Rencana ini telah disampaikan dalam rapat koordinasi bidang kesejahteraan rakyat yang dihadiri oleh beberapa menteri, termasuk Menteri Sosial, Menteri Desa, Pembangunan Daerah Tertinggal, dan Transmigrasi, Menteri Pemberdayaan Perempuan dan Perlindungan Anak, dan Kepala BKKBN. Dedi Mulyadi menekankan perlunya dukungan dari pemerintah pusat untuk merealisasikan kebijakan ini.
Kebijakan KB sebagai Syarat Penerima Bansos
Dalam rapat tersebut, Dedi Mulyadi memaparkan temuannya di lapangan yang menunjukkan banyak keluarga miskin memiliki anak dalam jumlah banyak, sementara keluarga mampu justru kesulitan memiliki anak. Ia mencontohkan temuannya tentang keluarga dengan 10 anak dan ibu yang sedang hamil anak ke-11, serta keluarga lain dengan 16 dan 22 anak. "Pak Menteri, saya tidak tahu kok rata-rata keluarga miskin itu anaknya banyak. Sementara orang kaya susah punya anak," ujarnya.
Kebijakan ini akan diterapkan pada berbagai program bantuan, termasuk sambungan listrik baru (sekitar 150.000 penerima), beasiswa, bantuan rumah tidak layak huni (rutilahu), dan bantuan lainnya. Penerima bantuan harus mengikuti program KB terlebih dahulu sebagai syarat penerimaan.
Dedi Mulyadi juga menekankan pentingnya peran laki-laki dalam program KB, khususnya vasektomi. Ia berpendapat bahwa beban reproduksi tidak seharusnya hanya dipikul oleh perempuan. "Jangan membebani reproduksi hanya perempuan. Harus laki-lakinya," tegasnya.

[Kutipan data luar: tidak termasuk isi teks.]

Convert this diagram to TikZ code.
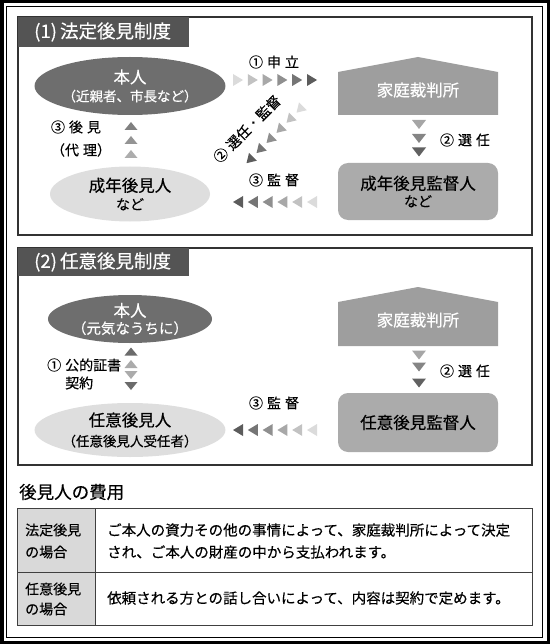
\documentclass[tikz,border=0pt]{standalone}
\usepackage{fontspec}
\setmainfont{Noto Sans CJK JP}[FakeBold=0.35]
\usetikzlibrary{shapes.geometric}
\newcommand{\lue}{\hspace{4pt}}

\begin{document}
\begin{tikzpicture}[x=1pt,y=-1pt,
    rahmen/.style={draw=black!80, line width=1.1pt},
    reiter/.style={text=white, anchor=west, inner sep=0pt, font=\fontsize{18.5}{20}\selectfont},
    person/.style={ellipse, minimum width=160pt, inner sep=0pt, align=center},
    gericht/.style={text=white, inner sep=0pt, font=\fontsize{16.5}{18}\selectfont},
    aufsicht/.style={rounded corners=10pt, fill=black!33, minimum width=160pt, align=center, inner sep=0pt},
    beschr/.style={inner sep=0pt, font=\fontsize{14}{16}\selectfont},
    tabtext/.style={anchor=west, align=left, inner sep=0pt, font=\fontsize{14.5}{22}\selectfont}]
    \useasboundingbox (0,0) rectangle (550,644);
    % Rahmen:
    \draw[line width=3.5pt] (1.75,1.75) rectangle (548.25,642.25);
    \draw[line width=0.9pt] (6.5,6.5) rectangle (542.5,637.5);

    % (1) Abschnitt:
    \draw[rahmen] (18,17) rectangle (532,235);
    \fill[black!67] (18,17) rectangle (189,47);
    \node[reiter] (titel1) at (34,32) {(1)\,法定後見制度};
    \node[person, fill=black!57, text=white, minimum height=58pt,
        font=\fontsize{13.5}{18}\selectfont] (honin1) at (130,86)
        {{\fontsize{16.5}{18}\selectfont 本人}\\（近親者、市長など）};
    \node[person, fill=black!13, minimum height=55pt,
        font=\fontsize{14}{18}\selectfont] (kouken1) at (130,194)
        {{\fontsize{16.5}{18}\selectfont 成年後見人}\\など};
    \fill[black!38] (338,72) -- (418,57) -- (498,72) -- (498,115) -- (338,115) -- cycle;
    \node[gericht] (gericht1) at (418,90) {家庭裁判所};
    \node[aufsicht, minimum height=57pt, font=\fontsize{14}{17}\selectfont]
        (aufsicht1) at (418,191.5) {{\fontsize{16.5}{17}\selectfont 成年後見監督人}\\など};

    \node[beschr] (l1a) at (76,127) {③\lue 後\lue 見};
    \node[beschr] (l1b) at (81,150) {（代\lue 理）};
    \node[beschr] (l1c) at (274,62) {①\lue 申\lue 立};
    \node[beschr, rotate=45] (l1d) at (247,129) {②\lue 選任・監督};
    \node[beschr] (l1e) at (274,180) {③\lue 監\lue 督};
    \node[beschr] (l1f) at (465,140) {②\lue 選\lue 任};

    % Dreiecke:
    \foreach \i/\g in {0/14,1/24,2/34,3/44,4/54,5/64}
        \fill[black!\g] ({238+14.8*\i},80) ++(5,0) -- ++(-10,6) -- ++(0,-12) -- cycle;
    \foreach \i/\g in {0/64,1/54,2/44,3/34,4/24,5/14}
        \fill[black!\g] ({238+14.8*\i},202) ++(-5,0) -- ++(10,6) -- ++(0,-12) -- cycle;
    \foreach \i/\g in {0/64,1/54,2/44,3/34,4/24,5/14}
        \fill[black!\g, shift={({249.7+10*\i},{160-10.1*\i})}, rotate=225]
            (4.5,0) -- (-4.5,5.5) -- (-4.5,-5.5) -- cycle;
    \foreach \y/\g in {126/50,140/42,154/32}
        \fill[black!\g] (131,\y) ++(0,-4) -- ++(6.5,8) -- ++(-13,0) -- cycle;
    \foreach \y/\g in {124.5/35,138.5/48,152/62}
        \fill[black!\g] (419,\y) ++(0,4.5) -- ++(7,-9) -- ++(-14,0) -- cycle;

    % (2) Abschnitt:
    \draw[rahmen] (18,248) rectangle (532,465);
    \fill[black!67] (18,248) rectangle (189,276);
    \node[reiter] (titel2) at (34,262) {(2)\,任意後見制度};
    \node[person, fill=black!57, text=white, minimum height=48pt,
        font=\fontsize{14.5}{17}\selectfont] (honin2) at (130,319)
        {{\fontsize{16.5}{17}\selectfont 本人}\\（元気なうちに）};
    \node[person, fill=black!13, minimum height=54pt,
        font=\fontsize{13.5}{20}\selectfont] (ninni2) at (130,430)
        {{\fontsize{16.5}{20}\selectfont 任意後見人}\\（任意後見人受任者）};
    \fill[black!38] (338,302) -- (418,287) -- (498,302) -- (498,346) -- (338,346) -- cycle;
    \node[gericht] (gericht2) at (418,320) {家庭裁判所};
    \node[aufsicht, minimum height=59pt, font=\fontsize{16.5}{18}\selectfont]
        (aufsicht2) at (418,422.5) {任意後見監督人};

    \node[beschr, anchor=west] (l2a) at (47,365) {①\lue 公的証書};
    \node[beschr, anchor=west] (l2b) at (65,383) {契約};
    \node[beschr] (l2c) at (274,403) {③\lue 監\lue 督};
    \node[beschr] (l2d) at (465,371) {②\lue 選\lue 任};

    \foreach \i/\g in {0/64,1/54,2/44,3/34,4/24,5/14}
        \fill[black!\g] ({238+14.8*\i},430) ++(-5,0) -- ++(10,6) -- ++(0,-12) -- cycle;
    \foreach \y/\g in {351.5/58,364/33}
        \fill[black!\g] (131,\y) ++(0,-4) -- ++(6.5,8) -- ++(-13,0) -- cycle;
    \foreach \y/\g in {375/33,386/58}
        \fill[black!\g] (131,\y) ++(0,4) -- ++(6.5,-8) -- ++(-13,0) -- cycle;
    \foreach \y/\g in {355/35,367/48,383/62}
        \fill[black!\g] (419,\y) ++(0,4.5) -- ++(7,-9) -- ++(-14,0) -- cycle;

    % Kosten:
    \node[anchor=west, inner sep=0pt, font=\fontsize{17.5}{20}\selectfont] (kosten) at (19,492) {後見人の費用};
    \fill[black!15] (17,508) rectangle (95,625);
    \draw[black!75, line width=0.9pt] (17,508) rectangle (532,625)
        (17,572) -- (532,572) (95,508) -- (95,625);
    \node[tabtext, font=\fontsize{14}{22}\selectfont] (fall1) at (25,541) {法定後見\\の場合};
    \node[tabtext] (text1) at (107,541) {ご本人の資力その他の事情によって、家庭裁判所によって決定\\され、ご本人の財産の中から支払われます。};
    \node[tabtext, font=\fontsize{14}{20}\selectfont] (fall2) at (25,599) {任意後見\\の場合};
    \node[tabtext] (text2) at (107,598) {依頼される方との話し合いによって、内容は契約で定めます。};
\end{tikzpicture}
\end{document}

Integrasi Data Kependudukan dan KB
Ke depan, Dedi Mulyadi menginginkan integrasi data penerima bansos dengan data kependudukan, yang mencakup data peserta KB. Dengan demikian, verifikasi kepesertaan KB dapat dilakukan sebelum penyaluran bantuan. "Jadi ketika nanti kami menurunkan bantuan, dicek dulu. Sudah ber-KB atau belum. Kalau sudah ber-KB boleh terima bantuan. Jika belum ber-KB, KB dulu," jelasnya.

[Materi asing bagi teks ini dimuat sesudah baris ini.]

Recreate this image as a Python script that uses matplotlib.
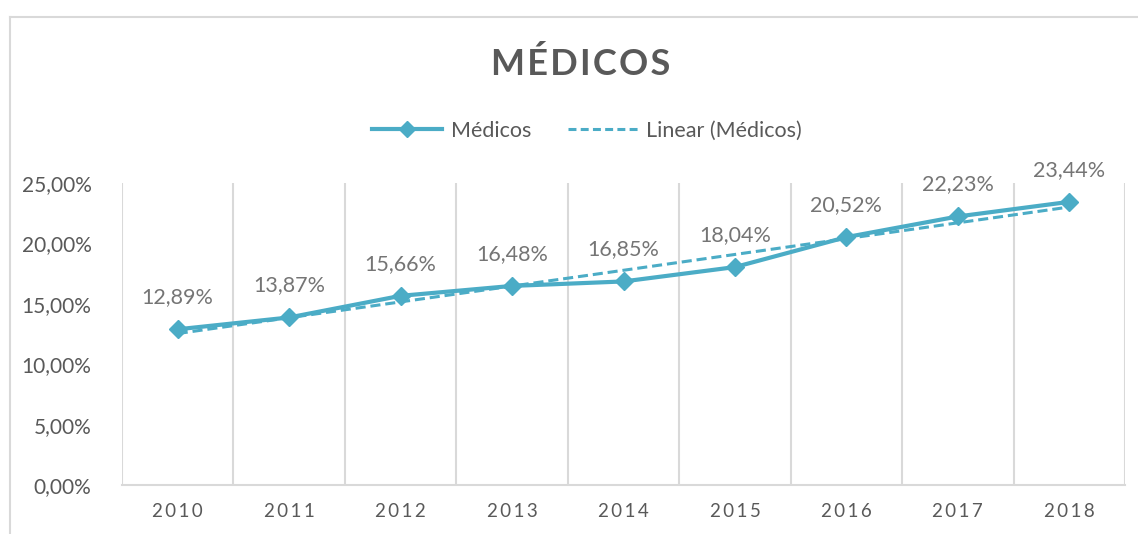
import matplotlib
matplotlib.use("Agg")
import matplotlib.pyplot as plt
import numpy as np
from matplotlib.lines import Line2D

plt.rcParams['font.family'] = ['Lato', 'DejaVu Sans']

years = ['2010', '2011', '2012', '2013', '2014', '2015', '2016', '2017', '2018']
medicos = [12.89, 13.87, 15.66, 16.48, 16.85, 18.04, 20.52, 22.23, 23.44]
yticks = [0, 5, 10, 15, 20, 25]

line_col = '#4BACC6'
grid_col = '#d9d9d9'
text_col = '#595959'
label_col = '#757575'

def spaced(s, sp='\u200a'):
    return sp.join(list(s))

x = np.arange(len(years))
# linear trendline, like Excel's
k, b = np.polyfit(x, medicos, 1)
trend = k * x + b

fig = plt.figure(figsize=(11.38, 5.34), dpi=100)
ax = fig.add_axes([122/1138, 1 - 485/534, (1125 - 122)/1138, (485 - 183)/534])

ax.plot(x, trend, '--', color=line_col, lw=2.2, dashes=(3.3, 1.6), zorder=2)
ax.plot(x, medicos, '-D', color=line_col, lw=3, markersize=9, zorder=3)

for xi, v in zip(x, medicos):
    ax.annotate(f'{v:.2f}%'.replace('.', ','), (xi, v), xytext=(0, 23),
                textcoords='offset points', ha='center', va='center',
                fontsize=15.5, color=label_col)

ax.set_xlim(-0.5, len(years) - 0.5)
ax.set_ylim(0, 25)
ax.set_yticks(yticks)
ax.set_yticklabels([f'{t},00%' for t in yticks], fontsize=15, color=text_col)
ax.set_xticks(x)
ax.set_xticklabels([spaced(y, '\u2009') for y in years], fontsize=13.5, color=text_col)
ax.tick_params(length=0, pad=13)
ax.tick_params(axis='y', pad=22)

for xb in np.arange(-0.5, len(years), 1):
    ax.axvline(xb, color=grid_col, lw=1.5, zorder=0)
for s in ['top', 'right', 'left']:
    ax.spines[s].set_visible(False)
ax.spines['bottom'].set_color(grid_col)
ax.spines['bottom'].set_linewidth(1.5)

fig.text(581/1138, 1 - 64/534, spaced('MÉDICOS'), ha='center', va='center',
         fontsize=26, fontweight='bold', color=text_col)

handles = [Line2D([], [], color=line_col, lw=3, marker='D', markersize=8),
           Line2D([], [], color=line_col, lw=2.2, ls='--', dashes=(2.6, 1.4))]
fig.legend(handles, ['Médicos', 'Linear (Médicos)'], loc='center',
           bbox_to_anchor=(587/1138, 1 - 131/534), ncol=2, frameon=False,
           fontsize=15.5, labelcolor=text_col, handlelength=3.25,
           columnspacing=1.7, handletextpad=0.4)

# chart frame (cut off at right and bottom like the reference)
fig.add_artist(Line2D([10/1138, 1], [1 - 17/534, 1 - 17/534], color=grid_col, lw=1.5,
                      transform=fig.transFigure))
fig.add_artist(Line2D([10/1138, 10/1138], [0, 1 - 17/534], color=grid_col, lw=1.5,
                      transform=fig.transFigure))

fig.savefig('out.png', dpi=100)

Program ini juga diintegrasikan dengan program Desa Istimewa, di mana salah satu kriteria penilaian adalah kesertaan KB. Desa yang berhasil dalam program KB, pelayanan pendidikan dan kesehatan, serta indikator lainnya akan mendapatkan hadiah stimulus pembangunan hingga Rp10 miliar.
Inisiatif ini tentu akan memicu berbagai diskusi dan perdebatan di masyarakat. Namun, Gubernur Jabar bertekad untuk menjalankan program ini demi mewujudkan kesejahteraan dan kualitas hidup keluarga di Jawa Barat.
Data penerima bantuan sosial akan diintegrasikan dengan data kependudukan, khususnya data peserta KB. Hal ini untuk memastikan bantuan tepat sasaran dan mendukung program KB.
Program Desa Istimewa, yang memberikan hadiah stimulus kepada desa yang berhasil dalam program KB dan indikator lainnya, juga menjadi bagian dari strategi ini.
Meskipun kontroversial, Gubernur Jabar berharap program ini dapat meningkatkan kualitas hidup keluarga di Jawa Barat dan mengurangi angka kemiskinan.